Records to use:
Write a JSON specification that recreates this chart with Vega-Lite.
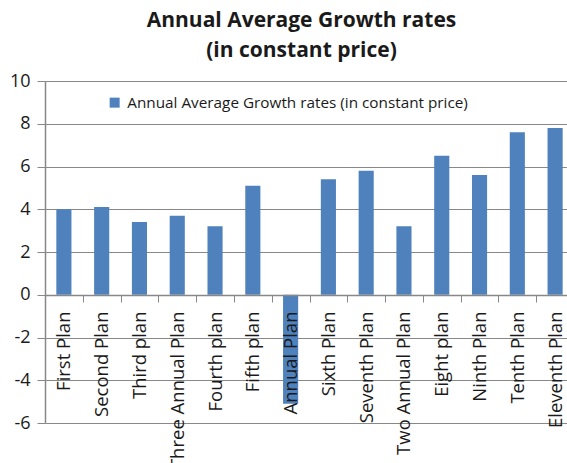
{
  "$schema": "https://vega.github.io/schema/vega-lite/v6.json",
  "autosize": "none",
  "padding": {"left": 45, "top": 81, "right": 0, "bottom": 40},
  "width": 529,
  "height": 342,
  "background": "white",
  "title": {
    "text": ["Annual Average Growth rates", "(in constant price)"],
    "font": "Open Sans",
    "fontSize": 21,
    "fontWeight": "bold",
    "color": "#1a1a1a",
    "lineHeight": 30,
    "anchor": "middle",
    "dx": -8,
    "offset": 11
  },
  "data": {
    "values": [
      {"plan": "First Plan", "value": 4.0},
      {"plan": "Second Plan", "value": 4.1},
      {"plan": "Third plan", "value": 3.4},
      {"plan": "Three Annual Plan", "value": 3.7},
      {"plan": "Fourth plan", "value": 3.2},
      {"plan": "Fifth plan", "value": 5.1},
      {"plan": "Annual Plan", "value": -5.1},
      {"plan": "Sixth Plan", "value": 5.4},
      {"plan": "Seventh Plan", "value": 5.8},
      {"plan": "Two Annual Plan", "value": 3.2},
      {"plan": "Eight plan", "value": 6.5},
      {"plan": "Ninth Plan", "value": 5.6},
      {"plan": "Tenth Plan", "value": 7.6},
      {"plan": "Eleventh Plan", "value": 7.8}
    ]
  },
  "mark": {"type": "bar", "width": {"band": 0.4}},
  "encoding": {
    "x": {
      "field": "plan",
      "type": "nominal",
      "sort": null,
      "scale": {"paddingInner": 0, "paddingOuter": 0},
      "axis": {
        "title": null,
        "orient": "bottom",
        "offset": -128,
        "zindex": 1,
        "labelAngle": -90,
        "labelAlign": "right",
        "labelBaseline": "middle",
        "labelFont": "Open Sans",
        "labelFontSize": 18.5,
        "labelColor": "#1a1a1a",
        "labelPadding": 9,
        "labelLimit": 0,
        "labelOverlap": false,
        "tickBand": "extent",
        "tickSize": 7,
        "tickColor": "#888888",
        "domainColor": "#888888",
        "domainWidth": 1.5,
        "grid": false
      }
    },
    "y": {
      "field": "value",
      "type": "quantitative",
      "scale": {"domain": [-6, 10], "nice": false, "zero": false},
      "axis": {
        "title": null,
        "values": [-6, -4, -2, 0, 2, 4, 6, 8, 10],
        "labelExpr": "datum.value < 0 ? '-' + abs(datum.value) : '' + datum.value",
        "labelFont": "Open Sans",
        "labelFontSize": 18,
        "labelColor": "#1a1a1a",
        "labelPadding": 7,
        "tickSize": 8,
        "tickColor": "#888888",
        "domainColor": "#888888",
        "domainWidth": 1.5,
        "grid": true,
        "gridColor": "#888888",
        "gridWidth": 1.2
      }
    },
    "color": {
      "datum": "Annual Average Growth rates (in constant price)",
      "scale": {"range": ["#4f81bd"]},
      "legend": {
        "title": null,
        "orient": "none",
        "legendX": 62,
        "legendY": 14,
        "padding": 0,
        "symbolType": "square",
        "symbolSize": 100,
        "symbolStrokeWidth": 0,
        "labelFont": "Open Sans",
        "labelFontSize": 15.3,
        "labelLimit": 0,
        "labelColor": "#1a1a1a",
        "labelOffset": 5
      }
    }
  },
  "config": {"view": {"stroke": null}}
}
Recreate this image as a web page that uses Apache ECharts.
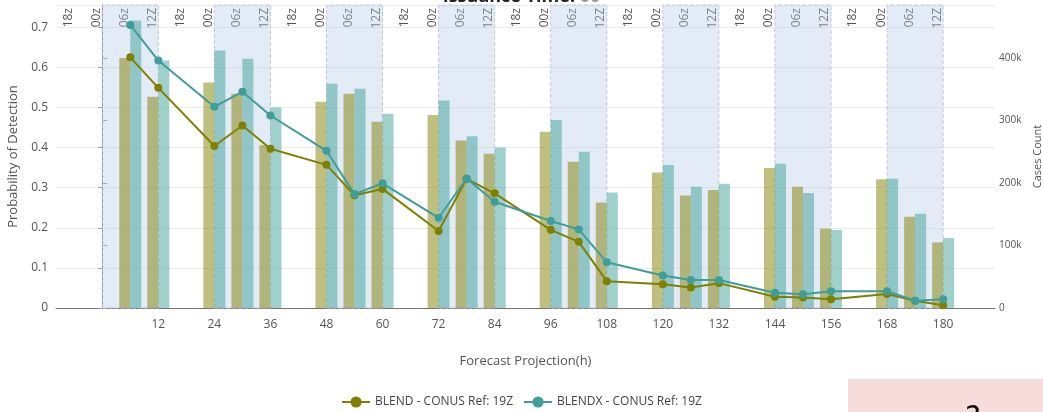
<!DOCTYPE html>
<html>
<head>
<meta charset="utf-8">
<script src="https://cdn.jsdelivr.net/npm/echarts@6/dist/echarts.min.js"></script>
<style>html,body{margin:0;padding:0;background:#fff}#c{width:1043px;height:412px}</style>
</head>
<body>
<div id="c"></div>
<script>
// ---- data ----
var hours = [6, 12, 24, 30, 36, 48, 54, 60, 72, 78, 84, 96, 102, 108, 120, 126, 132, 144, 150, 156, 168, 174, 180];
var blendPod  = [0.625, 0.549, 0.404, 0.455, 0.397, 0.357, 0.281, 0.297, 0.192, 0.322, 0.286, 0.195, 0.165, 0.067, 0.059, 0.051, 0.062, 0.028, 0.026, 0.022, 0.035, 0.018, 0.007];
var blendxPod = [0.706, 0.617, 0.502, 0.539, 0.480, 0.392, 0.284, 0.311, 0.225, 0.323, 0.265, 0.217, 0.196, 0.114, 0.081, 0.070, 0.070, 0.038, 0.034, 0.042, 0.042, 0.018, 0.022];
var blendCases  = [400000, 338000, 361000, 343000, 261000, 330000, 343000, 298000, 309000, 268000, 247000, 282000, 234000, 169000, 217000, 180000, 189000, 224000, 194000, 127000, 206000, 146000, 105000];
var blendxCases = [460000, 396000, 412000, 399000, 321000, 359000, 351000, 311000, 332000, 275000, 257000, 301000, 250000, 185000, 229000, 194000, 199000, 231000, 184000, 125000, 207000, 151000, 112000];
var xTickHours = [12, 24, 36, 48, 60, 72, 84, 96, 108, 120, 132, 144, 156, 168, 180];
var topTickHours = [-6, 0, 6, 12, 18, 24, 30, 36, 42, 48, 54, 60, 66, 72, 78, 84, 90, 96, 102, 108, 114, 120, 126, 132, 138, 144, 150, 156, 162, 168, 174, 180];
var topTickLabels = ['18z', '00z', '06z', '12Z', '18z', '00z', '06z', '12Z', '18z', '00z', '06z', '12Z', '18z', '00z', '06z', '12Z', '18z', '00z', '06z', '12Z', '18z', '00z', '06z', '12Z', '18z', '00z', '06z', '12Z', '18z', '00z', '06z', '12Z'];
var bandStarts = [0, 24, 48, 72, 96, 120, 144, 168];
var bandEnds   = [12, 36, 60, 84, 108, 132, 156, 180];
var seriesNames = ['BLEND - CONUS Ref: 19Z', 'BLENDX - CONUS Ref: 19Z'];

function pairs(xs, ys) { return xs.map(function (x, i) { return [x, ys[i]]; }); }

var FONT = '"Open Sans", "DejaVu Sans", sans-serif';
var OLIVE = '#808000';
var TEAL = '#3f9d9a';

var chart = echarts.init(document.getElementById('c'), null, { renderer: 'canvas' });
var option = {
  animation: false,
  textStyle: { fontFamily: FONT },
  title: {
    text: 'Issuance Time: {g|00}',
    left: 'center',
    top: -17,
    textStyle: {
      fontFamily: FONT, fontSize: 18, fontWeight: 'bold', color: '#222',
      rich: { g: { fontFamily: FONT, fontSize: 18, fontWeight: 'bold', color: '#999' } }
    }
  },
  grid: { left: 56, right: 48, top: 5, bottom: 104, containLabel: false, outerBoundsMode: 'none' },
  legend: {
    data: seriesNames,
    left: 'center',
    top: 391,
    itemWidth: 28,
    itemHeight: 14,
    itemGap: 10,
    textStyle: { fontFamily: FONT, fontSize: 12, color: '#444' }
  },
  xAxis: [{
    type: 'value',
    min: -9.9,
    max: 191.1,
    name: 'Forecast Projection(h)',
    nameLocation: 'middle',
    nameGap: 47,
    nameTextStyle: { fontFamily: FONT, fontSize: 13, color: '#555' },
    axisLine: { show: true, onZero: false, lineStyle: { color: '#777' } },
    axisTick: { show: false },
    splitLine: { show: false },
    axisLabel: { customValues: xTickHours, fontFamily: FONT, fontSize: 12, color: '#555', margin: 11 }
  }, {
    type: 'value',
    position: 'top',
    min: -9.9,
    max: 191.1,
    axisLine: { show: false },
    axisTick: { show: false },
    splitLine: { show: false },
    axisLabel: {
      customValues: topTickHours,
      inside: true,
      rotate: 90,
      margin: 3,
      verticalAlign: 'bottom',
      fontFamily: FONT, fontSize: 12, color: '#555',
      formatter: function (v) { var i = topTickHours.indexOf(v); return i >= 0 ? topTickLabels[i] : ''; }
    }
  }],
  yAxis: [{
    type: 'value',
    min: 0,
    max: 0.7556,
    interval: 0.1,
    name: 'Probability of Detection',
    nameLocation: 'middle',
    nameGap: 35,
    nameTextStyle: { fontFamily: FONT, fontSize: 13, color: '#555' },
    axisLine: { show: true, lineStyle: { color: '#777' } },
    axisTick: { show: true, length: 4, lineStyle: { color: '#999' } },
    splitLine: { show: true, lineStyle: { color: '#ececec' } },
    axisLabel: { showMaxLabel: false, fontFamily: FONT, fontSize: 12, color: '#555', margin: 8 }
  }, {
    type: 'value',
    position: 'right',
    min: 0,
    max: 485000,
    interval: 100000,
    name: 'Cases Count',
    nameLocation: 'middle',
    nameGap: 37,
    nameTextStyle: { fontFamily: FONT, fontSize: 11, color: '#555' },
    axisLine: { show: true, lineStyle: { color: '#777' } },
    axisTick: { show: true, length: 5, lineStyle: { color: '#999' } },
    splitLine: { show: false },
    axisLabel: {
      showMaxLabel: false,
      fontFamily: FONT, fontSize: 10, color: '#555', margin: 4,
      formatter: function (v) { return v === 0 ? '0' : (v / 1000) + 'k'; }
    }
  }],
  series: [{
    name: 'bands',
    type: 'line',
    data: [],
    z: 1,
    silent: true,
    markArea: {
      silent: true,
      itemStyle: { color: 'rgba(180,202,232,0.38)', borderColor: '#c6cbd3', borderWidth: 1, borderType: 'dashed' },
      data: bandStarts.map(function (s, i) { return [{ xAxis: s }, { xAxis: bandEnds[i] }]; })
    }
  }, {
    name: 'BLEND cases',
    type: 'bar',
    yAxisIndex: 1,
    z: 2,
    barWidth: 11,
    barGap: '0%',
    itemStyle: { color: 'rgba(128,128,0,0.5)' },
    data: pairs(hours, blendCases)
  }, {
    name: 'BLENDX cases',
    type: 'bar',
    yAxisIndex: 1,
    z: 2,
    barWidth: 11,
    barGap: '0%',
    itemStyle: { color: 'rgba(63,161,153,0.5)' },
    data: pairs(hours, blendxCases)
  }, {
    name: seriesNames[0],
    type: 'line',
    z: 3,
    symbol: 'circle',
    symbolSize: 8,
    lineStyle: { color: OLIVE, width: 2 },
    itemStyle: { color: OLIVE },
    data: pairs(hours, blendPod)
  }, {
    name: seriesNames[1],
    type: 'line',
    z: 4,
    symbol: 'circle',
    symbolSize: 8,
    lineStyle: { color: TEAL, width: 2 },
    itemStyle: { color: TEAL },
    data: pairs(hours, blendxPod)
  }],
  graphic: [{
    type: 'rect',
    left: 848, top: 379,
    shape: { width: 195, height: 40 },
    style: { fill: '#f7dcdc' },
    z: 100
  }, {
    type: 'text',
    left: 965, top: 404,
    style: { text: '?', font: '30px "DejaVu Sans", sans-serif', fill: '#111' },
    z: 101
  }]
};
chart.setOption(option);
</script>
</body>
</html>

Problem description:
Show the lines of the material that contain the word "this".

The solution:
Write a JSON specification that recreates this chart with Vega-Lite.
Recreate this image as a web page that uses Apache ECharts.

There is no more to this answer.